From the first line of the listing below, retype each line up to and including the one with "(763,5) -- (763,452);"; pictures stay out.

* Begin Raw data *

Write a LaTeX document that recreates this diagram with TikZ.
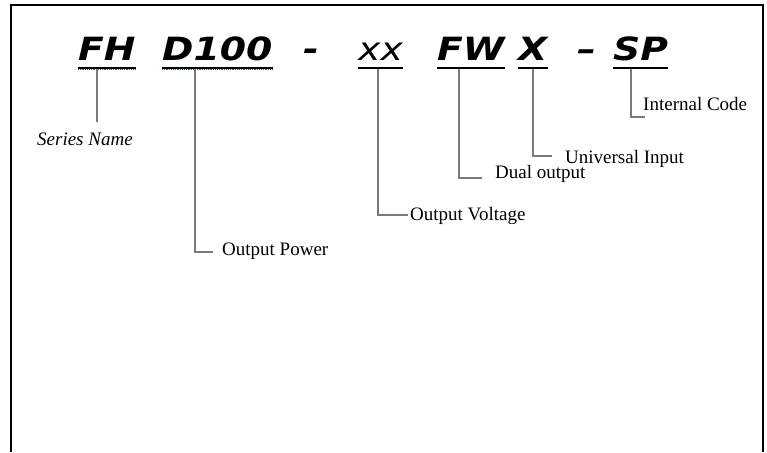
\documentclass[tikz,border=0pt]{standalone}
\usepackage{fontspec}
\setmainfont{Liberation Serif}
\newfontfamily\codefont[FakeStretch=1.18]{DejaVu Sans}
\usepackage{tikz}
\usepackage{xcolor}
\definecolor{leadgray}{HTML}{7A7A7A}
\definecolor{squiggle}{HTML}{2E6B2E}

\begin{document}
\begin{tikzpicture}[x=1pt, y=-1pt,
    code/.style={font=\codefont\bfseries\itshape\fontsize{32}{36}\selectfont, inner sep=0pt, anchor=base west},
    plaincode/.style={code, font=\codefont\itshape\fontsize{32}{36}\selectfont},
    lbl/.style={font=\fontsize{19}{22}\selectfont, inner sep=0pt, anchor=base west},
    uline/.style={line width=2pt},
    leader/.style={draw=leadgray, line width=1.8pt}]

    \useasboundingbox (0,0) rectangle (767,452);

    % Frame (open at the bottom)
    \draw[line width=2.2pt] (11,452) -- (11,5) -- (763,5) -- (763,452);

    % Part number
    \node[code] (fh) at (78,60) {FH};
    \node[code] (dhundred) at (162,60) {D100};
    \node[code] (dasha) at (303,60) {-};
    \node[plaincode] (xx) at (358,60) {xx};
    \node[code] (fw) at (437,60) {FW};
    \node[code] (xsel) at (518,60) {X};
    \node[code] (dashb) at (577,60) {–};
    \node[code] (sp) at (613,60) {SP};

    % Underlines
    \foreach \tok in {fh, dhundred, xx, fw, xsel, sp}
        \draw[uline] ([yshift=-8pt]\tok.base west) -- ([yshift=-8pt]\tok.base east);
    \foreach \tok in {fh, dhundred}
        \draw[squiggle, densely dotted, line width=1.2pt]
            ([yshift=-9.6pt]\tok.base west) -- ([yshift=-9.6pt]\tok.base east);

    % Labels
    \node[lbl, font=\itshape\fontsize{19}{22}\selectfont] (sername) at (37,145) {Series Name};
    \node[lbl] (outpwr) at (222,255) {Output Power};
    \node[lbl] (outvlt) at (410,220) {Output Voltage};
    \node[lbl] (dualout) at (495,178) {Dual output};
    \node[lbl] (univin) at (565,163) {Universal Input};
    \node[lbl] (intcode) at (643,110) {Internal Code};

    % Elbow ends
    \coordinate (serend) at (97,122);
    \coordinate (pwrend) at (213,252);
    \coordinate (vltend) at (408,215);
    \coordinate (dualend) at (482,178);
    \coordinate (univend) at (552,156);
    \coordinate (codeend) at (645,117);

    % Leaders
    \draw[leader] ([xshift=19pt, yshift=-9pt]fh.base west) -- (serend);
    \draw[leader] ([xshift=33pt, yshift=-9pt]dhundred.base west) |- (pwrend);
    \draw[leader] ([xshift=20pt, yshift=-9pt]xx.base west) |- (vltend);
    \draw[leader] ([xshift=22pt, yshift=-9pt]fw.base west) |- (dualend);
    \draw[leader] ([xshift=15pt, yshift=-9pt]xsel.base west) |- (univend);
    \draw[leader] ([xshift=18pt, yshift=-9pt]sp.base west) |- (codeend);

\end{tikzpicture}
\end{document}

* End Raw data *

Correct answer:
Write a LaTeX document that recreates this diagram with TikZ.
\documentclass[tikz,border=0pt]{standalone}
\usepackage{fontspec}
\setmainfont{Liberation Serif}
\newfontfamily\codefont[FakeStretch=1.18]{DejaVu Sans}
\usepackage{tikz}
\usepackage{xcolor}
\definecolor{leadgray}{HTML}{7A7A7A}
\definecolor{squiggle}{HTML}{2E6B2E}

\begin{document}
\begin{tikzpicture}[x=1pt, y=-1pt,
    code/.style={font=\codefont\bfseries\itshape\fontsize{32}{36}\selectfont, inner sep=0pt, anchor=base west},
    plaincode/.style={code, font=\codefont\itshape\fontsize{32}{36}\selectfont},
    lbl/.style={font=\fontsize{19}{22}\selectfont, inner sep=0pt, anchor=base west},
    uline/.style={line width=2pt},
    leader/.style={draw=leadgray, line width=1.8pt}]

    \useasboundingbox (0,0) rectangle (767,452);

    % Frame (open at the bottom)
    \draw[line width=2.2pt] (11,452) -- (11,5) -- (763,5) -- (763,452);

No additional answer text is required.